Define the strategy for Federated Learning

In [None]:
class AggregateCustomMetricStrategy(fl.server.strategy.FedAvg):  
    def __init__(self, *args, **kwargs):
        super().__init__(*args, **kwargs)
        self.loss=float("inf")
        self.path_bool = False

    def aggregate_fit(
        self,
        server_round: int,
        results: List[Tuple[fl.server.client_proxy.ClientProxy, fl.common.FitRes]],
        failures: List[Union[Tuple[ClientProxy, FitRes], BaseException]],
    ) -> Tuple[Optional[Parameters], Dict[str, Scalar]]:

        weights_results = [
                (parameters_to_ndarrays(fit_res.parameters), fit_res.num_examples)
                for _, fit_res in results
            ]

        num_examples_total = sum(num_examples for (_, num_examples) in weights_results)

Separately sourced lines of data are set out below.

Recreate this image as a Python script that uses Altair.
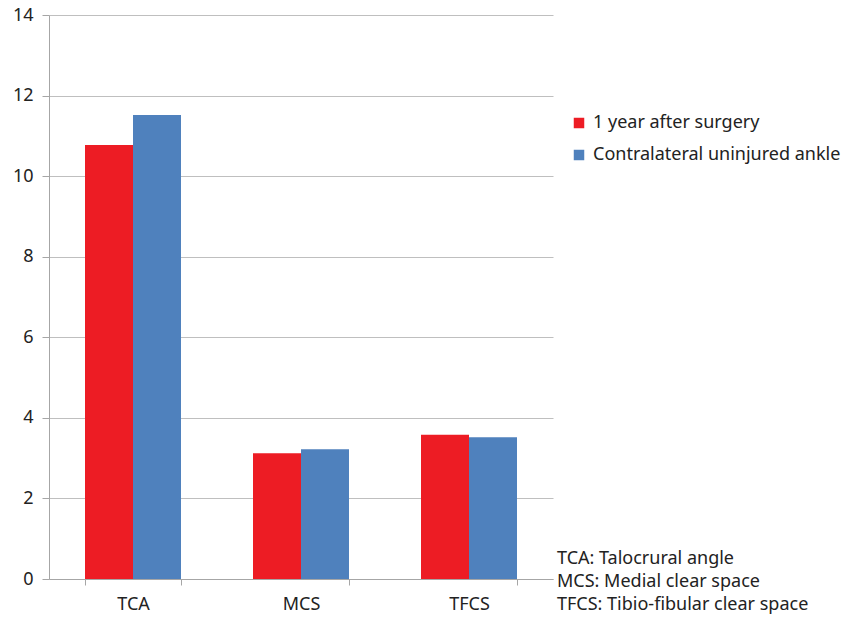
import altair as alt
import pandas as pd

categories = ["TCA", "MCS", "TFCS"]
series_names = ["1 year after surgery", "Contralateral uninjured ankle"]
after_surgery = [10.77, 3.12, 3.58]
contralateral = [11.52, 3.22, 3.52]
y_ticks = [0, 2, 4, 6, 8, 10, 12, 14]
note_lines = ["TCA: Talocrural angle", "MCS: Medial clear space", "TFCS: Tibio-fibular clear space"]

rows = []
for c, a, b in zip(categories, after_surgery, contralateral):
    rows.append({"cat": c, "series": series_names[0], "value": a})
    rows.append({"cat": c, "series": series_names[1], "value": b})
df = pd.DataFrame(rows)

FONT = "Noto Sans"
TXT = "#222222"

bars = alt.Chart(df).mark_bar().encode(
    x=alt.X("cat:N", sort=categories, title=None,
            scale=alt.Scale(paddingInner=0.4286, paddingOuter=0.2143),
            axis=alt.Axis(labelAngle=0, labelFontSize=18, labelFont=FONT, labelColor=TXT,
                          labelPadding=10, tickBand="extent", tickSize=6, tickColor="#A6A6A6",
                          domainColor="#A6A6A6", grid=False)),
    xOffset=alt.XOffset("series:N", sort=series_names,
                        scale=alt.Scale(paddingInner=0, paddingOuter=0)),
    y=alt.Y("value:Q", title=None,
            scale=alt.Scale(domain=[0, 14], nice=False),
            axis=alt.Axis(values=y_ticks, labelFontSize=18, labelFont=FONT, labelColor=TXT,
                          labelPadding=9, tickSize=7, tickColor="#A6A6A6",
                          domainColor="#A6A6A6", gridColor="#BFBFBF")),
    color=alt.Color("series:N", sort=series_names, title=None,
                    scale=alt.Scale(domain=series_names, range=["#ED1C24", "#4F81BD"]),
                    legend=alt.Legend(orient="none", legendX=521, legendY=99,
                                      symbolType="square", symbolSize=110, symbolStrokeWidth=0,
                                      labelFontSize=18, labelFont=FONT, labelColor=TXT,
                                      labelLimit=400, rowPadding=14, labelOffset=5)),
)

notes = alt.Chart(pd.DataFrame({"k": [0]})).mark_text(
    text=note_lines, align="left", baseline="top", fontSize=18, font=FONT,
    color=TXT, lineHeight=23
).encode(x=alt.value(508), y=alt.value(535))

chart = alt.layer(bars, notes).properties(
    width=504, height=564,
    background="white",
    autosize=alt.AutoSizeParams(type="none"),
    padding={"left": 49, "top": 15, "right": 289, "bottom": 41},
).configure_view(stroke=None)

chart.save("out.html", embed_options={"renderer": "svg", "actions": False})
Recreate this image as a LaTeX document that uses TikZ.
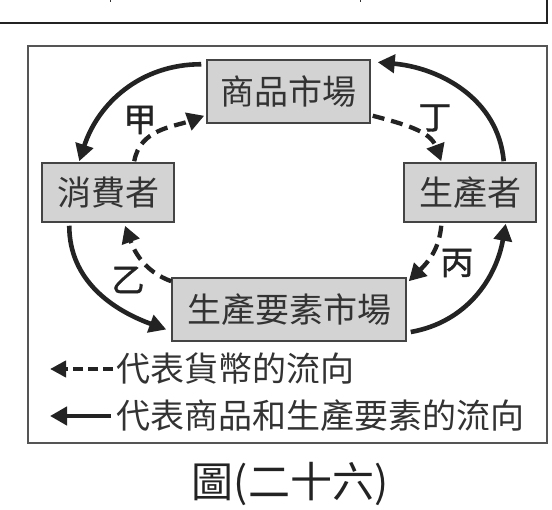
\documentclass[tikz,border=0pt]{standalone}
\usepackage{fontspec}
\newfontfamily\cjk{Noto Sans CJK TC}
\newfontfamily\cjkb[FakeBold=1.2]{Noto Sans CJK TC}
\usetikzlibrary{arrows.meta,calc}
\definecolor{ink}{HTML}{232323}
\definecolor{boxfill}{HTML}{D3D3D3}
\definecolor{textc}{HTML}{333333}
\definecolor{framec}{HTML}{555555}
\begin{document}
\begin{tikzpicture}[x=1pt,y=-1pt,
  box/.style={draw=ink!85,line width=1.5pt,fill=boxfill,inner sep=0pt,
    font=\cjk\fontsize{34}{40}\selectfont,text=textc},
  goods/.style={line width=4.6pt,draw=ink,-{Triangle[length=17pt,width=18pt]}},
  money/.style={line width=4.3pt,draw=ink,dash pattern=on 12pt off 7pt,
    -{Triangle[length=17pt,width=18pt]}},
  lab/.style={font=\cjkb\fontsize{33}{36}\selectfont,text=ink,inner sep=0pt},
  leg/.style={font=\cjk\fontsize{34}{38}\selectfont,text=textc,inner sep=0pt,anchor=west}]
\useasboundingbox (0,0) rectangle (552,510);
% remains of the previous box
\draw[line width=2.5pt,ink] (0,23) -- (547,23) -- (547,-2);
\draw[line width=1pt,textc] (110,0) -- (110,2);
\draw[line width=1pt,textc] (360,0) -- (360,2);
% frame
\draw[line width=1.5pt,framec] (28,46) rectangle (547,443);
% boxes
\node[box,minimum width=163pt,minimum height=63pt] (sm) at (288.5,91.5) {商品市場};
\node[box,minimum width=132pt,minimum height=59pt] (cs) at (108,192.5) {消費者};
\node[box,minimum width=132pt,minimum height=59pt] (pd) at (470,192.5) {生產者};
\node[box,minimum width=234pt,minimum height=63pt] (fm) at (289,309.5) {生產要素市場};
% goods flow
\draw[goods] ($(sm.north west)+(-5,5)$) to[out=180,in=72] ($(cs.north west)+(38,-1)$);
\draw[goods] ($(cs.south west)+(28,3)$) to[out=-90,in=160] ($(fm.west)+(-5,20)$);
\draw[goods] ($(fm.east)+(4,22.5)$) to[out=10,in=-100] ($(pd.south east)+(-31,1)$);
\draw[goods] ($(pd.north east)+(-33,-1)$) to[out=95,in=-5] ($(sm.north east)+(7,3)$);
% money flow
\draw[money] ($(cs.north west)+(93,-1)$) to[out=80,in=200] ($(sm.south west)+(-2,-8)$);
\draw[money] ($(sm.south east)+(2,-8)$) to[out=-15,in=110] ($(pd.north west)+(38,-1)$);
\draw[money] ($(pd.south west)+(38,3)$) to[out=-95,in=45] ($(fm.north east)+(2,4)$);
\draw[money] ($(fm.north west)+(0,4)$) to[out=160,in=-70] ($(cs.south)+(17,3)$);
% labels
\node[lab] (ja) at (140,120) {甲};
\node[lab] (di) at (435,118) {丁};
\node[lab] (bi) at (457,263) {丙};
\node[lab] (yi) at (128,280) {乙};
% legend
\node[leg] (l1) at (116,369) {代表貨幣的流向};
\node[leg] (l2) at (116,416) {代表商品和生產要素的流向};
\coordinate (t1) at (50,369);
\coordinate (t2) at (50,416);
\draw[line width=4pt,ink,dash pattern=on 10pt off 5pt,-{Triangle[length=16pt,width=16pt]}] ($(l1.west)+(-3,0)$) -- (t1);
\draw[line width=4.5pt,ink,-{Triangle[length=17pt,width=18pt]}] ($(l2.west)+(-5,0)$) -- (t2);
% caption
\node[font=\cjk\fontsize{42}{46}\selectfont,text=ink,inner sep=0pt] (cap) at (290,484) {圖(二十六)};
\end{tikzpicture}
\end{document}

        weighted_weights = [
            [layer * num_examples for layer in weights] for weights, num_examples in weights_results
        ]

        weights_prime: NDArrays = [
            reduce(np.add, layer_updates) / num_examples_total
            for layer_updates in zip(*weighted_weights)
        ]
        aggregated_parameters = ndarrays_to_parameters(weights_prime)

        metrics_aggregated = {}
        
        if aggregated_parameters is not None:
            if self.path_bool:
                aggregated_ndarrays: List[np.ndarray] = fl.common.parameters_to_ndarrays(aggregated_parameters)
                params_dict = zip(best_net.state_dict().keys(), aggregated_ndarrays)
                state_dict = OrderedDict({k: torch.tensor(v) for k, v in params_dict})
                best_net.load_state_dict(state_dict, strict=True)

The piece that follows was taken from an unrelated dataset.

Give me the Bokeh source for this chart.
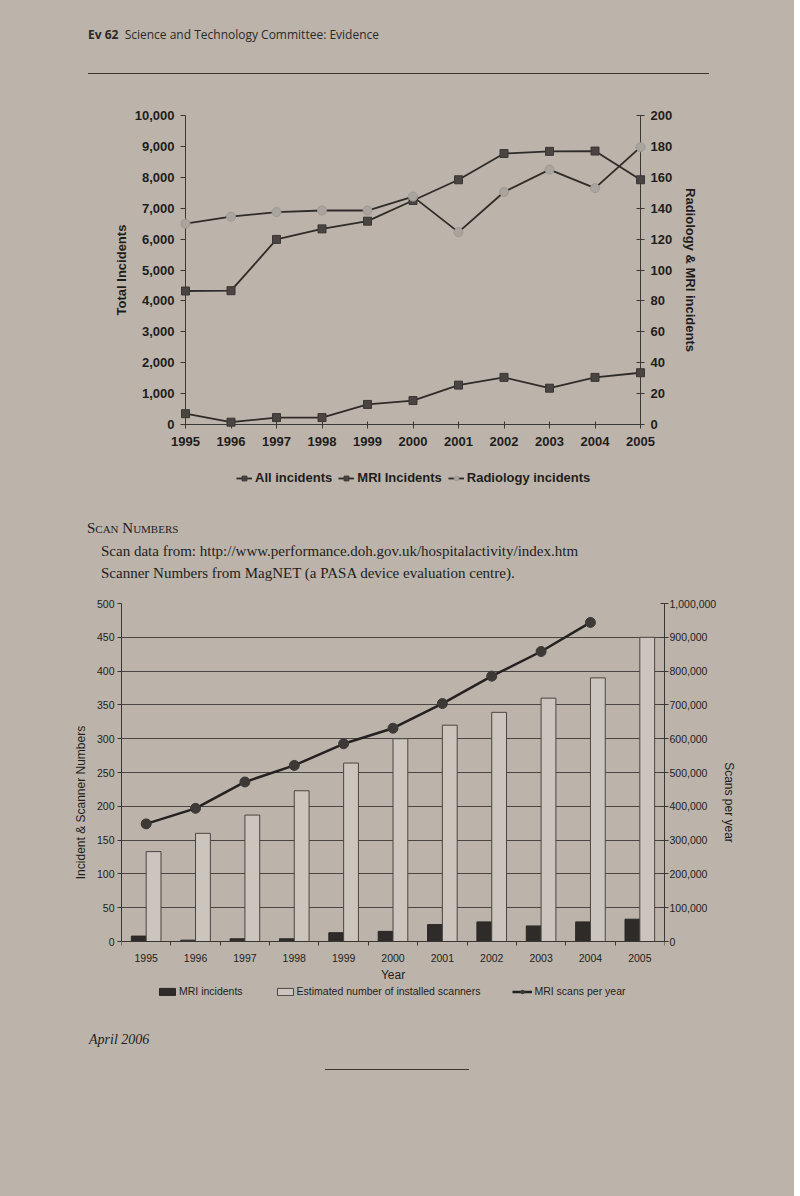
from bokeh.plotting import figure
from bokeh.models import (Range1d, LinearAxis, FixedTicker, NumeralTickFormatter,
                          Legend, LegendItem, Div)
from bokeh.layouts import column
from bokeh.embed import file_html
from bokeh.resources import INLINE

# ---------------- data ----------------
years = [1995, 1996, 1997, 1998, 1999, 2000, 2001, 2002, 2003, 2004, 2005]

# top chart
all_incidents = [4320, 4330, 5990, 6330, 6580, 7250, 7920, 8770, 8840, 8850, 7920]
mri_incidents_top = [7, 1.5, 4.5, 4.5, 13, 15.5, 25.5, 30.5, 23.5, 30.5, 33.5]
radiology_incidents = [130, 134.5, 137.5, 138.5, 138.5, 147.5, 124.5, 150.5, 165, 153, 179.5]

# bottom chart
mri_incidents = [8, 2, 4, 4, 13, 15, 25, 29, 23, 29, 33]
installed_scanners = [133, 160, 187, 223, 264, 300, 320, 339, 360, 390, 450]
scan_years = [1995, 1996, 1997, 1998, 1999, 2000, 2001, 2002, 2003, 2004]
scans_per_year = [348000, 394000, 472000, 521000, 585000, 631000, 704000, 785000, 858000, 944000]

left_ticks_top = list(range(0, 10001, 1000))
right_ticks_top = list(range(0, 201, 20))
left_ticks_bot = list(range(0, 501, 50))
right_ticks_bot = list(range(0, 1000001, 100000))

BG = "#bcb4ab"
INK = "#1f1d1c"
AX = "#3a3634"
SANS = "Liberation Sans"

# ---------------- header ----------------
header = Div(width=784, height=92, styles={"background-color": BG}, text=(
    '<div style="position:relative;width:784px;height:92px;">'
    '<div style="position:absolute;left:83px;top:21px;font-family:\'Open Sans\';font-size:12px;'
    'color:#2b2927;white-space:nowrap;"><b>Ev 62</b>&nbsp;&nbsp;Science and Technology Committee: Evidence</div>'
    '<div style="position:absolute;left:83px;top:68px;width:621px;height:0;border-top:1.5px solid #3a3633;"></div>'
    '</div>'))

# ---------------- top chart ----------------
# frame covers the whole figure; the axes are pinned at the data edges
FW1, FH1 = 784, 402          # frame size (px)
AX_L, AX_R = 185, 640        # x of 1995 / 2005 axes inside the frame
AX_T, AX_B = 13, 322         # y of 10,000 / 0 inside the frame
pxx = (AX_R - AX_L) / (2005 - 1995)
pxy = (AX_B - AX_T) / 10000
x_lo = 1995 - AX_L / pxx
x_hi = 2005 + (FW1 - AX_R) / pxx
y_hi = 10000 + AX_T / pxy
y_lo = -(FH1 - AX_B) / pxy

p1 = figure(frame_width=FW1, frame_height=FH1,
            x_range=Range1d(x_lo, x_hi), y_range=Range1d(y_lo, y_hi),
            output_backend="svg", toolbar_location=None, frame_align=False,
            min_border_left=0, min_border_right=0, min_border_top=0, min_border_bottom=0,
            background_fill_color=BG, border_fill_color=BG, outline_line_color=None)
p1.xgrid.visible = False
p1.ygrid.visible = False
p1.extra_y_ranges = {"r": Range1d(y_lo / 50, y_hi / 50)}

for ax in (p1.xaxis[0], p1.yaxis[0]):
    ax.axis_line_color = AX
    ax.major_tick_line_color = AX
    ax.minor_tick_line_color = None
    ax.major_label_text_font = SANS
    ax.major_label_text_font_style = "bold"
    ax.major_label_text_font_size = "13px"
    ax.major_label_text_color = INK

p1.xaxis.fixed_location = 0
p1.xaxis.bounds = (1995, 2005)
p1.xaxis.ticker = FixedTicker(ticks=years)
p1.xaxis.major_tick_in = 3
p1.xaxis.major_tick_out = 4
p1.xaxis.major_label_standoff = 8

p1.yaxis.fixed_location = 1995
p1.yaxis.bounds = (0, 10000)
p1.yaxis.ticker = FixedTicker(ticks=left_ticks_top)
p1.yaxis.formatter = NumeralTickFormatter(format="0,0")
p1.yaxis.major_tick_in = 0
p1.yaxis.major_tick_out = 5
p1.yaxis.major_label_standoff = 6
p1.yaxis.axis_label = "Total Incidents"
p1.yaxis.axis_label_text_font = SANS
p1.yaxis.axis_label_text_font_style = "bold"
p1.yaxis.axis_label_text_font_size = "13px"
p1.yaxis.axis_label_text_color = INK
p1.yaxis.axis_label_standoff = 3

rax = LinearAxis(y_range_name="r", ticker=FixedTicker(ticks=right_ticks_top),
                 axis_label="Radiology & MRI incidents", bounds=(0, 200), fixed_location=2005)
rax.axis_line_color = AX
rax.major_tick_line_color = AX
rax.minor_tick_line_color = None
rax.major_tick_in = 4
rax.major_tick_out = 4
rax.major_label_standoff = 6
rax.major_label_text_font = SANS
rax.major_label_text_font_style = "bold"
rax.major_label_text_font_size = "13px"
rax.major_label_text_color = INK
rax.axis_label_text_font = SANS
rax.axis_label_text_font_style = "bold"
rax.axis_label_text_font_size = "13px"
rax.axis_label_text_color = INK
rax.axis_label_standoff = 8
p1.add_layout(rax, "right")

LINE = "#2e2b29"
l_all = p1.line(years, all_incidents, line_color=LINE, line_width=1.8, level="overlay")
s_all = p1.scatter(years, all_incidents, marker="square", size=8, fill_color="#4a4542",
                   line_color="#3a3634", level="overlay")
l_mri = p1.line(years, mri_incidents_top, y_range_name="r", line_color=LINE, line_width=1.8, level="overlay")
s_mri = p1.scatter(years, mri_incidents_top, y_range_name="r", marker="square", size=8,
                   fill_color="#4a4542", line_color="#3a3634", level="overlay")
l_rad = p1.line(years, radiology_incidents, y_range_name="r", line_color=LINE, line_width=1.8, level="overlay")
s_rad = p1.scatter(years, radiology_incidents, y_range_name="r", marker="circle", size=9,
                   fill_color="#aaa49e", line_color="#9e9892", level="overlay")

leg1 = Legend(items=[LegendItem(label="All incidents", renderers=[l_all, s_all]),
                     LegendItem(label="MRI Incidents", renderers=[l_mri, s_mri]),
                     LegendItem(label="Radiology incidents", renderers=[l_rad, s_rad])],
              orientation="horizontal", location=(236, 19),
              background_fill_alpha=0, border_line_color=None,
              padding=0, margin=0, spacing=6, glyph_width=16, glyph_height=12, label_standoff=3,
              label_height=12,
              label_text_font=SANS, label_text_font_style="bold",
              label_text_font_size="13px", label_text_color=INK)
p1.add_layout(leg1, "center")

# ---------------- middle text ----------------
mid = Div(width=784, height=78, styles={"background-color": BG}, text=(
    '<div style="position:relative;width:784px;height:78px;">'
    '<div style="position:absolute;left:82px;top:9px;font-family:\'Liberation Serif\';font-size:15px;'
    'font-variant:small-caps;color:#1f1d1c;white-space:nowrap;">Scan Numbers</div>'
    '<div style="position:absolute;left:96px;top:32px;font-family:\'Liberation Serif\';font-size:15px;'
    'color:#1f1d1c;white-space:nowrap;">Scan data from: http://www.performance.doh.gov.uk/hospitalactivity/index.htm</div>'
    '<div style="position:absolute;left:96px;top:54px;font-family:\'Liberation Serif\';font-size:15px;'
    'color:#1f1d1c;white-space:nowrap;">Scanner Numbers from MagNET (a PASA device evaluation centre).</div>'
    '</div>'))

# ---------------- bottom chart ----------------
PLOT_H2, FRAME_H2 = 338, 398
ext2 = (FRAME_H2 - PLOT_H2) / PLOT_H2
p2 = figure(frame_width=543, frame_height=FRAME_H2,
            x_range=Range1d(1994.5, 2005.5), y_range=Range1d(-500 * ext2, 500),
            output_backend="svg", toolbar_location=None, frame_align=False,
            min_border_left=121, min_border_right=120, min_border_top=11, min_border_bottom=10,
            background_fill_color=BG, border_fill_color=BG, outline_line_color=None)
p2.xgrid.visible = False
p2.ygrid.ticker = FixedTicker(ticks=left_ticks_bot)
p2.ygrid.grid_line_color = "#4a4542"
p2.ygrid.grid_line_width = 1
p2.extra_y_ranges = {"s": Range1d(-1000000 * ext2, 1000000)}

for ax in (p2.xaxis[0], p2.yaxis[0]):
    ax.axis_line_color = AX
    ax.major_tick_line_color = AX
    ax.minor_tick_line_color = AX
    ax.major_label_text_font = SANS
    ax.major_label_text_font_size = "10.5px"
    ax.major_label_text_color = INK

p2.xaxis.fixed_location = 0
p2.xaxis.ticker = FixedTicker(ticks=years, minor_ticks=[y - 0.5 for y in years] + [2005.5])
p2.xaxis.major_tick_in = 0
p2.xaxis.major_tick_out = 0
p2.xaxis.minor_tick_in = 0
p2.xaxis.minor_tick_out = 4
p2.xaxis.major_label_standoff = 8
p2.xaxis.axis_label = "Year"
p2.xaxis.axis_label_text_font = SANS
p2.xaxis.axis_label_text_font_style = "normal"
p2.xaxis.axis_label_text_font_size = "12px"
p2.xaxis.axis_label_text_color = INK
p2.xaxis.axis_label_standoff = 3

p2.yaxis.bounds = (0, 500)
p2.yaxis.ticker = FixedTicker(ticks=left_ticks_bot)
p2.yaxis.major_tick_in = 0
p2.yaxis.major_tick_out = 4
p2.yaxis.minor_tick_line_color = None
p2.yaxis.major_label_standoff = 3
p2.yaxis.axis_label = "Incident & Scanner Numbers"
p2.yaxis.axis_label_text_font = SANS
p2.yaxis.axis_label_text_font_style = "normal"
p2.yaxis.axis_label_text_font_size = "12px"
p2.yaxis.axis_label_text_color = INK
p2.yaxis.axis_label_standoff = 6

sax = LinearAxis(y_range_name="s", ticker=FixedTicker(ticks=right_ticks_bot),
                 formatter=NumeralTickFormatter(format="0,0"), axis_label="Scans per year",
                 bounds=(0, 1000000))
sax.axis_line_color = AX
sax.major_tick_line_color = AX
sax.minor_tick_line_color = None
sax.major_tick_in = 4
sax.major_tick_out = 4
sax.major_label_standoff = 1
sax.major_label_text_font = SANS
sax.major_label_text_font_size = "10.5px"
sax.major_label_text_color = INK
sax.axis_label_text_font = SANS
sax.axis_label_text_font_style = "normal"
sax.axis_label_text_font_size = "12px"
sax.axis_label_text_color = INK
sax.axis_label_standoff = 3
p2.add_layout(sax, "right")

mri_x = [y - 0.15 for y in years]
scn_x = [y + 0.15 for y in years]
b_mri = p2.vbar(x=mri_x, top=mri_incidents, width=0.3, fill_color="#2f2b29", line_color="#2a2725")
b_scn = p2.vbar(x=scn_x, top=installed_scanners, width=0.3, fill_color="#cbc5be",
                line_color="#4a4542", line_width=1)
l_scan = p2.line(scan_years, scans_per_year, y_range_name="s", line_color="#242120", line_width=2.5)
c_scan = p2.scatter(scan_years, scans_per_year, y_range_name="s", marker="circle", size=10,
                    fill_color="#3d3937", line_color="#3d3937")

leg2 = Legend(items=[LegendItem(label="MRI incidents", renderers=[b_mri]),
                     LegendItem(label="Estimated number of installed scanners", renderers=[b_scn]),
                     LegendItem(label="MRI scans per year", renderers=[l_scan, c_scan])],
              orientation="horizontal", location=(36, 4),
              background_fill_alpha=0, border_line_color=None,
              padding=0, margin=0, spacing=32, glyph_width=20, glyph_height=9, label_standoff=2,
              label_height=11,
              label_text_font=SANS, label_text_font_size="10.5px", label_text_color=INK)
p2.add_layout(leg2, "center")

# ---------------- footer ----------------
footer = Div(width=784, height=185, styles={"background-color": BG}, text=(
    '<div style="position:relative;width:784px;height:185px;">'
    '<div style="position:absolute;left:84px;top:14px;font-family:\'Liberation Serif\';font-size:14px;'
    'font-style:italic;color:#1f1d1c;white-space:nowrap;">April 2006</div>'
    '<div style="position:absolute;left:320px;top:53px;width:144px;height:0;border-top:1.5px solid #3a3633;"></div>'
    '</div>'))

page = column(header, p1, mid, p2, footer, spacing=0, styles={"background-color": BG})

html = file_html(page, INLINE, "Ev 62")
html = html.replace("<body>", '<body style="background-color:%s;">' % BG, 1)
open("out.html", "w").write(html)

        return aggregated_parameters,metrics_aggregated

    def aggregate_evaluate(
        self,
        server_round: int,
        results: List[Tuple[ClientProxy, EvaluateRes]],
        failures: List[Union[Tuple[ClientProxy, EvaluateRes], BaseException]],
    ) -> Tuple[Optional[float], Dict[str, Scalar]]:
        
        if not results:
            return None, {}
        if not self.accept_failures and failures:
            return None, {}

        loss_aggregated = weighted_loss_avg(
            [
                (evaluate_res.num_examples, evaluate_res.loss)
                for _, evaluate_res in results
            ]
        )

        if(loss_aggregated<self.loss):
            self.loss= loss_aggregated
            self.path_bool=True
        else:
            self.path_bool=False

        metrics_aggregated = {}
        if self.evaluate_metrics_aggregation_fn:
            eval_metrics = [(res.num_examples, res.metrics) for _, res in results]
            metrics_aggregated = self.evaluate_metrics_aggregation_fn(eval_metrics)

        return loss_aggregated, metrics_aggregated
    
def get_params(net) -> List[np.ndarray]:
    return [val.cpu().numpy() for _, val in net.state_dict().items()]


Define a function to generate client instances

In [None]:
def generate_client_fn(train_loader,val_loader):
    def client_fn(cid: str):

        return FlowerClient(
           train_loader=train_loader[int(cid)], val_loader=val_loader[int(cid)]
        ).to_client()

    return client_fn

Execution

Prepare datasets

In [None]:
train_loaders,val_loaders, num_client=prepare_dataset()

Run federated learning simulation and save the best model

In [None]:
for times in range(1,11):
    best_net = MultipleLinearRegressionModel() 
    params=get_params(best_net)

    strategy = AggregateCustomMetricStrategy(
        initial_parameters=fl.common.ndarrays_to_parameters(params),
        fraction_fit=1,  
        fraction_evaluate=1,  
        min_available_clients=num_client, 
    )  

    client_fn_callback = generate_client_fn(train_loaders,val_loaders)
    my_client_resources = {"num_cpus": 2, "num_gpus": 0.16}
    history = fl.simulation.start_simulation(
        client_fn=client_fn_callback, 
        num_clients=num_client, 
        config=fl.server.ServerConfig(num_rounds=250),  
        strategy=strategy, 
        client_resources = my_client_resources
    )
    save_dir = r"./pth_register"
    os.makedirs(save_dir, exist_ok=True)

    torch.save(best_net.state_dict(), os.path.join(save_dir, f"test2_best_model_proposed_method_{times}.pth"))